When visiting the places where your projects take place, many of us treat them as site visits/monitoring visits to help us answer our project’s questions. We do it because we have a donor report coming up, or a big international presentation/conference where we need to share data from the project, or some other external demands.
I prefer to conduct these visits as learning opportunities, and that started when I worked at OSF as a grantmaker. Philanthropy treats these visits in a very top down way, taking their questions, criteria, and needs for grantees to answer. However as a portfolio lead, I knew there was a lot of knowledge and expertise I was missing, and I wanted to learn from grantees and local communities about how I could better channel the resources they needed. Some of these notes will be more relevant to funders conducting site visits therefore, but I think there’s something here for everyone.
Why are you going?
Why this visit? It’s important to be very clear of your objectives and what you’d like to get out of it. If you’ve got a key deadline coming up, for your donor or Board members, that’s a good target to have. Work backwards from that deadline to figure out when you need to visit.
Check with your grantees and partners whether your visit is appropriate. You would be amazed at the number of people, especially in foundations, who simply announce their travel dates. It is not always appropriate, safe, or relevant for you to visit, and you have to check with people first.
In a second conversation or email, ask them what they’d like to learn and get out of the visit too. Share what you would like to get out of the visit and your questions. Ensure everyone has a space to add their own objectives, questions, notes, feedback, etc. Create shared documents and a clear agenda based off this, which has space for everyone.
Who is going?
From your team, who will visit and why, and what is their role in the project? Ensure the right people are travelling. This means they have to be the most relevant, closest to the project, and also speak the language.
If you don’t have people speaking the language of your partners and communities, you shouldn’t be going. Visits should be organic and they’re a great opportunity to reflect together.
How will you implement the ideas?
Before you go, think about how you can implement what’s been discussed. For example, if you want to find out about the results of some project activities, think about what you’ll do with the data gathered during the visit. Could it help you plan a better activity next month, or maybe help you gather lessons learned?

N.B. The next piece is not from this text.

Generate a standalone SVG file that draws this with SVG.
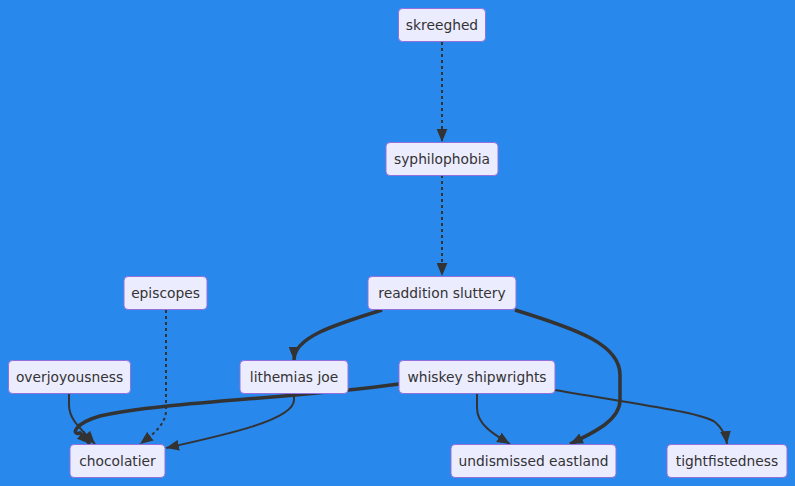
<svg xmlns="http://www.w3.org/2000/svg" width="795" height="486" viewBox="0 0 795 486">
<defs>
<marker id="arr" viewBox="0 0 12 10" refX="12" refY="5" markerWidth="13" markerHeight="11" markerUnits="userSpaceOnUse" orient="auto">
<path d="M0,0 L12,5 L0,10 Z" fill="#333333"/>
</marker>
</defs>
<style>
.node rect{fill:#ECECFF;stroke:#9370DB;stroke-width:1}
.node text{font-family:"DejaVu Sans","Noto Sans",sans-serif;font-size:13.8px;fill:#333333;text-anchor:middle;dominant-baseline:central}
.e{fill:none;stroke:#333333;stroke-width:2;marker-end:url(#arr)}
.thick{stroke-width:3.5}
.dot{stroke-dasharray:3 3}
</style>
<rect width="795" height="486" fill="#2888EC"/>
<g id="edges">
<path class="e dot" d="M442,42 L442,142"/>
<path class="e dot" d="M442,175 L442,276"/>
<path class="e thick" d="M382,310 C330,326 294,338 294,360"/>
<path class="e thick" d="M515,310 C580,330 620,345 620,375 L620,400 C620,420 595,432 570,444"/>
<path class="e thick" d="M399,384 C300,398 160,402 100,416 C72,424 72,436 80,433 C84,436 86,440 90,444"/>
<path class="e" d="M69,393 L69,405 C69,420 82,430 95,444"/>
<path class="e dot" d="M166,310 L166,410 C166,425 152,435 140,444"/>
<path class="e" d="M294,393 L294,400 C294,420 225,435 166,448"/>
<path class="e" d="M477,393 L477,408 C477,425 495,435 510,444"/>
<path class="e" d="M555,390 C640,405 700,412 715,422 C722,428 726,436 727,444"/>
</g>
<g id="skreeghed" class="node"><rect x="398.5" y="8.5" width="87" height="33" rx="4"/><text x="442" y="25">skreeghed</text></g>
<g id="syphilophobia" class="node"><rect x="386" y="142.5" width="112" height="33" rx="4"/><text x="442" y="159">syphilophobia</text></g>
<g id="readdition_sluttery" class="node"><rect x="368" y="276.5" width="148" height="33" rx="4"/><text x="442" y="293">readdition sluttery</text></g>
<g id="episcopes" class="node"><rect x="124" y="276.5" width="83" height="33" rx="4"/><text x="165.5" y="293">episcopes</text></g>
<g id="overjoyousness" class="node"><rect x="8.5" y="360.5" width="122" height="33" rx="4"/><text x="69.5" y="377">overjoyousness</text></g>
<g id="lithemias_joe" class="node"><rect x="240" y="360.5" width="108" height="33" rx="4"/><text x="294" y="377">lithemias joe</text></g>
<g id="whiskey_shipwrights" class="node"><rect x="399" y="360.5" width="156" height="33" rx="4"/><text x="477" y="377">whiskey shipwrights</text></g>
<g id="chocolatier" class="node"><rect x="70" y="444.5" width="95" height="33" rx="4"/><text x="117.5" y="461">chocolatier</text></g>
<g id="undismissed_eastland" class="node"><rect x="451" y="444.5" width="165" height="33" rx="4"/><text x="533.5" y="461">undismissed eastland</text></g>
<g id="tightfistedness" class="node"><rect x="667" y="444.5" width="120" height="33" rx="4"/><text x="727" y="461">tightfistedness</text></g>
</svg>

Think about the end first and what you’ll do with it so you at least have a sense of what the visit can’t be used for.
If you’re a donor, think about whether your visit will create false expectations of a follow on grant, additional support, etc. If you are prepared to do this, let your grantees know this. They’ll prepare accordingly, and we are also treating each other’s time with the respect it deserves.
More Tips
- Make sure the people involved in the day to day of the project also visit
- Time them so they’re at the best time of year, and best time of day, for the people you’re visiting.
- Design the agenda with your communities
- Leave as much space as possible for their questions, reflections, and observations as your section to them. This is not an interrogation, and we cannot be extractive
- Why are you visiting? Find 2 objectives and ask for 2 from your parnters
- What other local partners and implementers can join you for the visit? Sometimes your communities work with more than 1 implementer, so ask them if it would be all right to coordinate with another and all of you meet together. That’s another great avenue for shared learning
- Hire translators and interpreters as a last resort. Better to make sure whoever visits your people can easily communicate with them in their languages and with their accessibility needs at the centre
- Prepare thoroughly. Do your reading and your homework, and make sure you know what’s going on politically, socially, economically, environmentally for them
- Nothing they tell you about their context should surprise you, so if this is likely to happen, it means you’re not the best person to go. Start at the top of the list!
- Find the best ways to show respect to your hosts by demonstrating your interest and commitment
- Plan to meet a variety of people not just your direct partners. This will help you better understand your context, will deepen your relationships with your project and the place it’s being implemented, and it’s also just a good thing to do
- Make active observations. Take detailed notes that can help you learn more and engage with the project deeper – for your own learning and organisational growth. Pay attention to things happening around you beyond the scope of your agenda
- Group learning could also be a good way to do this – facilitated and semi-structured sessions to discuss one question or one topic, and brainstorm together
- Document what you’ve learned and discussed, and share feedback for reviews and comments before finalising
- Ensure that you keep communication open so that your partners, communities, and team members can hold each other accountable to the shared objectives you developed at the start of your visit
What else have you done, and what works for you and your work? Let’s keep the thread going!